I have chosen to combine these two technologies into one article today since the principles are very similar with how the objects get created.
The only major difference is the projection method, but more on that as we get into it later.
Stereolithography known as SLA is the oldest printing technology and is the first method developed for AM by Charles Hull in 1986 when he patented the technology. He later was one of the co-founders of 3D Systems. Inc. He designed a machine called a stereograph to convert liquid plastic resins into solid objects using ultraviolet lasers.
Now Digital Light Processing or rather DLP was created and patented just one year later in 1987 by Larry Hornbeck of Texas Instruments. What he did differently is that he did not use Ultraviolet lasers but rather use a series digital micro mirrors laid out on a semiconductor chip. The technology is applicable for movie projectors, cell phones and 3D printing, this is what is now days used in almost all Displays and projectors.
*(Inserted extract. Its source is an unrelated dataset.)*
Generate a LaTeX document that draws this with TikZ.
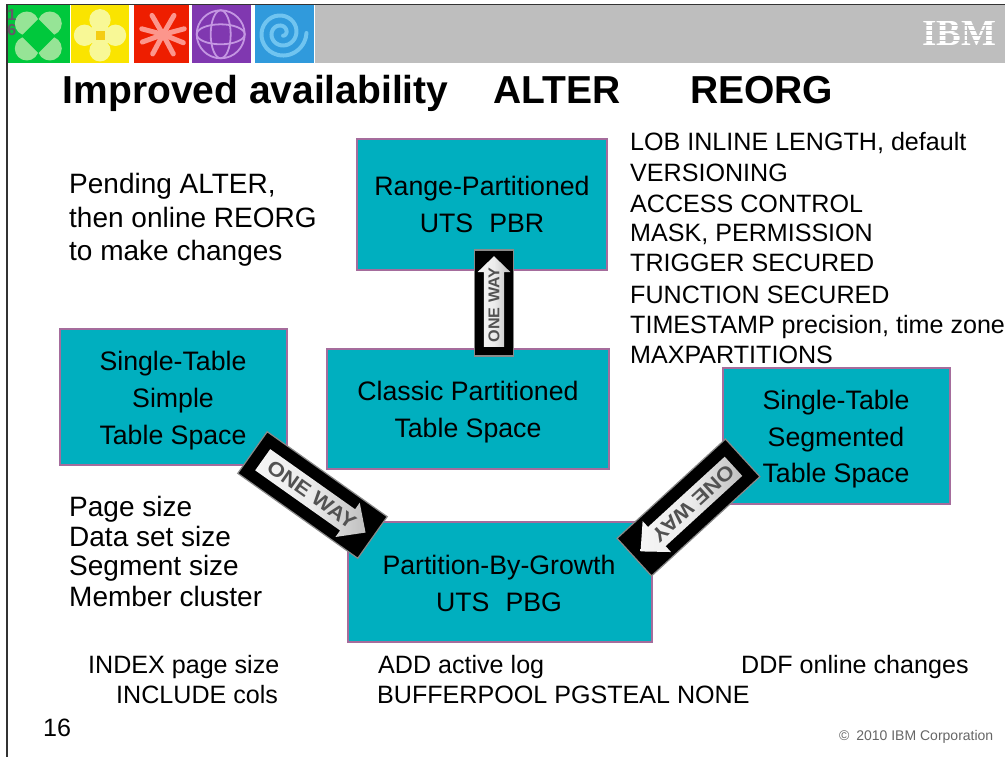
\documentclass[tikz,border=0pt]{standalone}
\usepackage{fontspec}
\setmainfont{Liberation Sans}
\newfontfamily\logofont{Liberation Serif}
\usetikzlibrary{calc}
\definecolor{teal1}{HTML}{00AFBF}
\definecolor{edge1}{HTML}{A56C9C}
\definecolor{bar1}{HTML}{BEBEBE}
\definecolor{signgrey}{HTML}{8A8A8A}
\definecolor{grn}{RGB}{0,200,60}
\definecolor{grnl}{RGB}{150,228,150}
\definecolor{numgrey}{RGB}{102,88,104}
\definecolor{yel}{RGB}{250,228,0}
\definecolor{yell}{RGB}{248,248,150}
\definecolor{yelc}{RGB}{245,205,20}
\definecolor{redd}{RGB}{238,30,0}
\definecolor{redl}{RGB}{252,150,140}
\definecolor{pur}{RGB}{128,56,176}
\definecolor{purl}{RGB}{196,150,226}
\definecolor{blu}{RGB}{48,154,220}
\definecolor{blul}{RGB}{112,196,240}
\tikzset{
  tbox/.style={fill=teal1,draw=edge1,line width=2.7pt},
  body/.style={anchor=base west,font=\fontsize{25.1}{30}\selectfont,inner sep=0pt,text=black},
  note/.style={anchor=base west,font=\fontsize{28}{30}\selectfont,inner sep=0pt,text=black},
  boxtext/.style={anchor=base,font=\fontsize{26.7}{30}\selectfont,inner sep=0pt,text=black},
  titletext/.style={anchor=base west,font=\fontsize{39}{42}\selectfont\bfseries,inner sep=0pt,text=black},
  signtext/.style={font=\fontsize{20}{20}\selectfont\bfseries,text=black!68,inner sep=0pt},
  tilelabel/.style={inner sep=0pt,font=\fontsize{16}{16}\selectfont\bfseries,text=numgrey},
}
% centre x, centre y, angle, x scale, y scale, node name, text offset along the arrow
\newcommand{\onewaysign}[7]{%
  \begin{scope}[shift={(#1,-#2)},rotate=#3,xscale=#4,yscale=#5]
    \fill[black,draw=signgrey,line width=1.2pt] (-73.5,-25.5) rectangle (73.5,25.5);
    \fill[left color=white!92!gray,right color=white!50!gray,middle color=white!85!gray]
      (-61,-13) -- (43,-13) -- (43,-21) -- (65,0) -- (43,21) -- (43,13) -- (-61,13) -- cycle;
  \end{scope}
  \node[signtext,rotate=#3,xscale=1.12*#4,yscale=#5] (#6) at ($(#1,-#2)+(#3:#7)$) {ONE WAY};
}
\begin{document}
\begin{tikzpicture}[x=1pt,y=1pt]
\useasboundingbox (0,0) rectangle (1005,-757);
\fill[white] (0,0) rectangle (1005,-757);
% header
\fill[bar1] (315,-5) rectangle (1005,-63);
\draw[black!80,line width=1.2pt] (7,-757) -- (7,-4.5) -- (1005,-4.5);
% green
\fill[grn] (8,-5) rectangle (70,-63);
\foreach \a/\b in {-11.5/-12.5,11.5/-12.5,-11.5/12.5,11.5/12.5}
  \fill[grnl] (38.3+\a,-36+\b) circle (12);
\fill[grn] (38.3,-36-17) -- (38.3+17,-36) -- (38.3,-36+17) -- (38.3-17,-36) -- cycle;
\node[tilelabel] (one) at (11.7,-15.3) {1};
\node[tilelabel] (six) at (11.7,-30.3) {6};
% yellow
\fill[yel] (71,-5) rectangle (129,-63);
\foreach \a/\b in {0/-15.5,0/15.5,-15.5/0,15.5/0}
  \fill[yell] (100+\a,-35.3+\b) circle (10.7);
\fill[yell] (92,-43.3) rectangle (108,-27.3);
\fill[yelc] (95.5,-39.8) rectangle (104.5,-30.8);
% red
\fill[redd] (134,-5) rectangle (189,-63);
\foreach \t in {15,60,120,165,200,242,298,338}
  \draw[redl,line width=5pt,line cap=round] (163,-34.5) -- ++(\t:22);
% purple
\fill[pur] (192,-5) rectangle (251,-63);
\begin{scope}[draw=purl,line width=1.8pt]
  \draw (220.7,-34.3) circle (24);
  \draw (220.7,-34.3) ellipse (10 and 24);
  \draw (220.7,-34.3) ellipse (24 and 10);
\end{scope}
% blue
\fill[blu] (255,-5) rectangle (314,-63);
\draw[blul,line width=4pt,line cap=round]
  plot[smooth,samples=70,domain=0:780] ({281.5+(25-\x*0.028)*cos(-\x)},{-33+(25-\x*0.028)*sin(-\x)});
% IBM logo
\node[inner sep=0pt,text=white,font=\logofont\bfseries\fontsize{37}{37}\selectfont] (ibm) at (959,-33) {IBM};
\foreach \y in {20.5,25.5,30.5,35.5,40.5,45.5}
  \draw[bar1,line width=1.4pt] (920,-\y) -- (997,-\y);
% title
\node[titletext] (t1) at (62.5,-104) {Improved availability};
\node[titletext] (t2) at (493,-104) {ALTER};
\node[titletext] (t3) at (690,-104) {REORG};
% boxes
\draw[tbox] (357,-139) rectangle (607,-270);
\draw[tbox] (327,-349) rectangle (609,-469);
\draw[tbox] (60,-329) rectangle (287,-465);
\draw[tbox] (723,-368) rectangle (950,-504);
\draw[tbox] (348,-522) rectangle (652,-642);
% box texts
\node[boxtext] (r1) at (482,-196) {Range-Partitioned};
\node[boxtext] (r2) at (482,-233) {UTS\hspace{0.6em}PBR};
\node[boxtext] (c1) at (468,-400) {Classic Partitioned};
\node[boxtext] (c2) at (468,-437) {Table Space};
\node[boxtext] (s1) at (173,-370) {Single-Table};
\node[boxtext] (s2) at (173,-407) {Simple};
\node[boxtext] (s3) at (173,-444) {Table Space};
\node[boxtext] (g1) at (836,-409) {Single-Table};
\node[boxtext] (g2) at (836,-446) {Segmented};
\node[boxtext] (g3) at (836,-482) {Table Space};
\node[boxtext] (p1) at (499,-574) {Partition-By-Growth};
\node[boxtext] (p2) at (499,-611) {UTS\hspace{0.6em}PBG};
% left notes
\node[note] (n1) at (69,-194) {Pending ALTER,};
\node[note] (n2) at (69,-228) {then online REORG};
\node[note] (n3) at (69,-261) {to make changes};
\node[note] (l1) at (69,-516) {Page size};
\node[note] (l2) at (69,-546) {Data set size};
\node[note] (l3) at (69,-575) {Segment size};
\node[note] (l4) at (69,-606) {Member cluster};
% right list
\node[body] (a1) at (630,-151) {LOB INLINE LENGTH, default};
\node[body] (a2) at (630,-182) {VERSIONING};
\node[body] (a3) at (630,-212) {ACCESS CONTROL};
\node[body] (a4) at (630,-242) {MASK, PERMISSION};
\node[body] (a5) at (630,-272) {TRIGGER SECURED};
\node[body] (a6) at (630,-303) {FUNCTION SECURED};
\node[body] (a7) at (630,-333) {TIMESTAMP precision, time zone};
\node[body] (a8) at (630,-363) {MAXPARTITIONS};
% bottom
\node[body] (b1) at (88,-673) {INDEX page size};
\node[body] (b2) at (116,-703) {INCLUDE cols};
\node[body] (b3) at (378,-673) {ADD active log};
\node[body] (b4) at (377,-703) {BUFFERPOOL PGSTEAL NONE};
\node[body] (b5) at (741,-673) {DDF online changes};
\node[body] (num) at (43,-736) {16};
\node[anchor=base east,inner sep=0pt,font=\fontsize{14}{14}\selectfont,text=black!60] (copy) at (993.5,-740) {©\hspace{3pt} 2010 IBM Corporation};
% signs
\onewaysign{494}{303}{90}{0.72}{0.78}{w1}{-2}
\onewaysign{312.5}{495}{-35.3}{1}{1}{w2}{-1}
\onewaysign{688.5}{507.5}{222.5}{1}{1}{w3}{-6}
\end{tikzpicture}
\end{document}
Both process start off the same as all the other processes we have already covered, with a 3D CAD File that has been converted to a .stl file and “sliced” according to the layer thickness required. That is where this technology holds its own, I mean if it’s the oldest 3D printing technology surely it is outdated and is no longer practical? That would be wrong, yes it is the oldest technology but there are still very few other technologies that can even come close to the print quality and layer resolution that these printers can achieve.
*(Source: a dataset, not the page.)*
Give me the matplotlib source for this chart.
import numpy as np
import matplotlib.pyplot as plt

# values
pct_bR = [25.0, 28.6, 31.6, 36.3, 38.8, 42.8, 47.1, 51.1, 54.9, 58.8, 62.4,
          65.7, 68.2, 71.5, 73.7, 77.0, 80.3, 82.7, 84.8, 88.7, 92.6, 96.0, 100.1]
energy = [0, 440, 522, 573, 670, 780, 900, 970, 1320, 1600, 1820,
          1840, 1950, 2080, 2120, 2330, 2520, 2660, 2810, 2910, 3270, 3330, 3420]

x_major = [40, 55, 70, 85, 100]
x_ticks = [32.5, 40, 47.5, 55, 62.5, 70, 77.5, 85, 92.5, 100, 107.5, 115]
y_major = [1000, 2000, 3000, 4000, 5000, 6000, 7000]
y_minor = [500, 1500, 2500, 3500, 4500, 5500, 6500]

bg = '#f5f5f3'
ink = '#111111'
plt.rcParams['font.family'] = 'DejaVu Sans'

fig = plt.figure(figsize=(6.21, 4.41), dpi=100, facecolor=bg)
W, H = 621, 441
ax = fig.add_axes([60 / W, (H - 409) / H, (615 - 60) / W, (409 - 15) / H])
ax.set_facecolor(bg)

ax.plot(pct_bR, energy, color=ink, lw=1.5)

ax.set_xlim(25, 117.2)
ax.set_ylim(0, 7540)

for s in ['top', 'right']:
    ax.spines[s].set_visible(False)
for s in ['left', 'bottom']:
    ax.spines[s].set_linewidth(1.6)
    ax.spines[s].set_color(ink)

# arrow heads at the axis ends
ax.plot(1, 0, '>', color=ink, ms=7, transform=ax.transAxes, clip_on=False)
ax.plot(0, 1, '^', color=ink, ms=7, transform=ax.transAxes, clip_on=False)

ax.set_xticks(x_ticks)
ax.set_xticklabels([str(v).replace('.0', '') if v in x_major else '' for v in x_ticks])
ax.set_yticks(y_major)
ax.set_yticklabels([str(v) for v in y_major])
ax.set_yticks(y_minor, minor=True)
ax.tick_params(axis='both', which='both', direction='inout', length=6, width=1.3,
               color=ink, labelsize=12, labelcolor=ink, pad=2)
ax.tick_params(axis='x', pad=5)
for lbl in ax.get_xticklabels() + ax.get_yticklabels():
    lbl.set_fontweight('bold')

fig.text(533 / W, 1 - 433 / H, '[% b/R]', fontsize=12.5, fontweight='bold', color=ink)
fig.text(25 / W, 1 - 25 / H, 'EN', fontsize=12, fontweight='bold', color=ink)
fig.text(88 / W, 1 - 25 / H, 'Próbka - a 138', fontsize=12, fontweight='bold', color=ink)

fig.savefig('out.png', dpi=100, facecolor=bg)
The reason will become evident as soon as I start explaining the process to you.
Both these technologies use a photopolymer as a source material to build the objects from, in SLA each layer gets scanned over by the Laser until the material of that layer has hardened, where with DLP the entire layer gets projected at once until it has hardened. The build platform with part on, then moves out of the way to allow new unhardened resin to flow in place then the build platform returns to start curing the next layer on the previous one.
With both these technologies you can achieve a much smaller layer thickness and the surface finish is amazing.
After the printing has completed the parts get removed from the build platform and are rinsed in a solvent and then placed in an ultraviolet oven to finish the hardening process. The fact that you are using a Liquid resin as a base material and it is allowed to ‘Flow” you get the unmatched surface finish.